Your task:
Skip the images. Copy the records exactly as written.
+===+
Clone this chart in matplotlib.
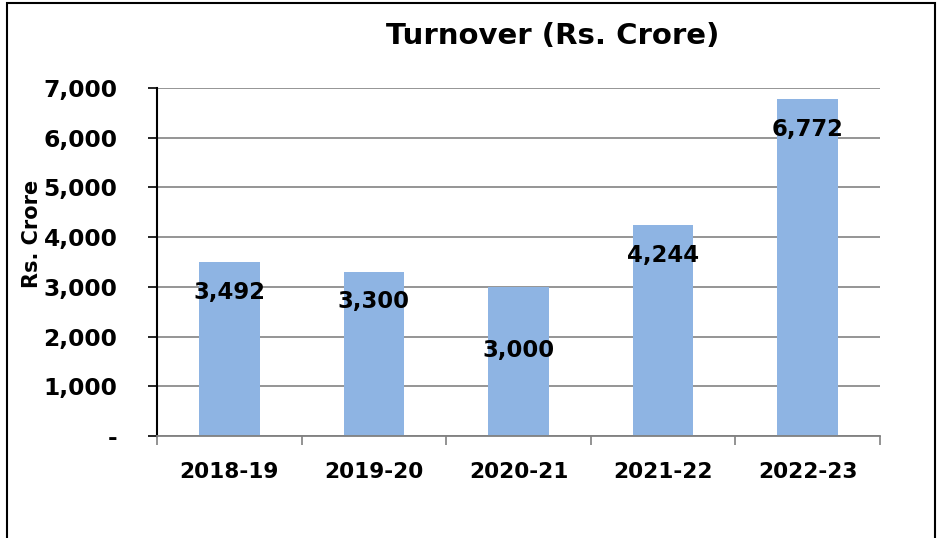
import matplotlib
matplotlib.use('Agg')
import matplotlib.pyplot as plt
from matplotlib.patches import Rectangle

years = ['2018-19', '2019-20', '2020-21', '2021-22', '2022-23']
turnover = [3492, 3300, 3000, 4244, 6772]
ytick_vals = [0, 1000, 2000, 3000, 4000, 5000, 6000, 7000]
ytick_labels = ['-', '1,000', '2,000', '3,000', '4,000', '5,000', '6,000', '7,000']

plt.rcParams['font.family'] = ['DejaVu Sans']
plt.rcParams['font.weight'] = 'bold'

fig = plt.figure(figsize=(9.38, 5.38), dpi=100)
ax = fig.add_axes([157/938, 1-436/538, 723/938, 348/538])

x = range(len(years))
ax.bar(x, turnover, width=0.42, color='#8EB4E3', zorder=2)

# value labels inside the top of the bars
offsets = [-30, -30, -64, -30, -30]
for i, v in enumerate(turnover):
    ax.annotate(f'{v:,}', (i, v), xytext=(0, offsets[i]), textcoords='offset pixels',
                ha='center', va='center', fontsize=16.4, fontweight='bold')

ax.set_xlim(-0.5, len(years)-0.5)
ax.set_ylim(0, 7000)
ax.set_yticks(ytick_vals)
ax.set_yticklabels(ytick_labels, fontsize=16.8, fontweight='bold')
ax.set_xticks([i - 0.5 for i in range(len(years)+1)], minor=False)
ax.set_xticklabels([])
ax.set_xticks(list(x), minor=True)
ax.set_xticklabels(years, minor=True, fontsize=15.6, fontweight='bold')
ax.tick_params(axis='x', which='major', length=6.5, color='#808080', width=1.2)
ax.tick_params(axis='x', which='minor', length=0, pad=19)
ax.tick_params(axis='y', length=6.5, width=1.2, pad=22)

ax.grid(axis='y', color='#8c8c8c', linewidth=1.3, zorder=0)
ax.spines['top'].set_visible(False)
ax.spines['right'].set_visible(False)
ax.spines['left'].set_linewidth(1.5)
ax.spines['bottom'].set_color('#808080')
ax.spines['bottom'].set_linewidth(1.3)

ax.set_ylabel('Rs. Crore', fontsize=15, fontweight='bold')
ax.yaxis.set_label_coords(-0.159, 0.58)
fig.text(553/938, 1-36/538, 'Turnover (Rs. Crore)', ha='center', va='center',
         fontsize=21, fontweight='bold')

# outer frame of the chart area
fig.patches.append(Rectangle((7/938, -0.1), 928/938, 1.1-3/538, transform=fig.transFigure,
                             fill=False, edgecolor='black', linewidth=1.5))

plt.savefig('out.png', dpi=100)
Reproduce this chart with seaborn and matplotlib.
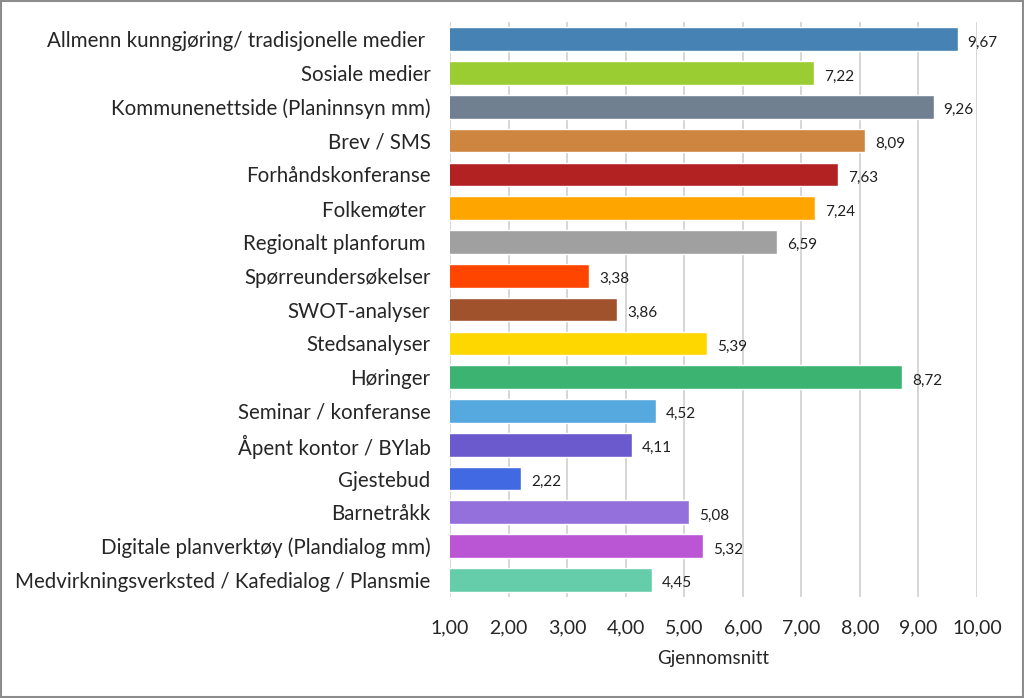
+===+
Complete response:
Clone this chart in matplotlib.
import matplotlib
matplotlib.use('Agg')
import matplotlib.pyplot as plt
from matplotlib.patches import Rectangle

years = ['2018-19', '2019-20', '2020-21', '2021-22', '2022-23']
turnover = [3492, 3300, 3000, 4244, 6772]
ytick_vals = [0, 1000, 2000, 3000, 4000, 5000, 6000, 7000]
ytick_labels = ['-', '1,000', '2,000', '3,000', '4,000', '5,000', '6,000', '7,000']

plt.rcParams['font.family'] = ['DejaVu Sans']
plt.rcParams['font.weight'] = 'bold'

fig = plt.figure(figsize=(9.38, 5.38), dpi=100)
ax = fig.add_axes([157/938, 1-436/538, 723/938, 348/538])

x = range(len(years))
ax.bar(x, turnover, width=0.42, color='#8EB4E3', zorder=2)

# value labels inside the top of the bars
offsets = [-30, -30, -64, -30, -30]
for i, v in enumerate(turnover):
    ax.annotate(f'{v:,}', (i, v), xytext=(0, offsets[i]), textcoords='offset pixels',
                ha='center', va='center', fontsize=16.4, fontweight='bold')

ax.set_xlim(-0.5, len(years)-0.5)
ax.set_ylim(0, 7000)
ax.set_yticks(ytick_vals)
ax.set_yticklabels(ytick_labels, fontsize=16.8, fontweight='bold')
ax.set_xticks([i - 0.5 for i in range(len(years)+1)], minor=False)
ax.set_xticklabels([])
ax.set_xticks(list(x), minor=True)
ax.set_xticklabels(years, minor=True, fontsize=15.6, fontweight='bold')
ax.tick_params(axis='x', which='major', length=6.5, color='#808080', width=1.2)
ax.tick_params(axis='x', which='minor', length=0, pad=19)
ax.tick_params(axis='y', length=6.5, width=1.2, pad=22)

ax.grid(axis='y', color='#8c8c8c', linewidth=1.3, zorder=0)
ax.spines['top'].set_visible(False)
ax.spines['right'].set_visible(False)
ax.spines['left'].set_linewidth(1.5)
ax.spines['bottom'].set_color('#808080')
ax.spines['bottom'].set_linewidth(1.3)

ax.set_ylabel('Rs. Crore', fontsize=15, fontweight='bold')
ax.yaxis.set_label_coords(-0.159, 0.58)
fig.text(553/938, 1-36/538, 'Turnover (Rs. Crore)', ha='center', va='center',
         fontsize=21, fontweight='bold')

# outer frame of the chart area
fig.patches.append(Rectangle((7/938, -0.1), 928/938, 1.1-3/538, transform=fig.transFigure,
                             fill=False, edgecolor='black', linewidth=1.5))

plt.savefig('out.png', dpi=100)
Reproduce this chart with seaborn and matplotlib.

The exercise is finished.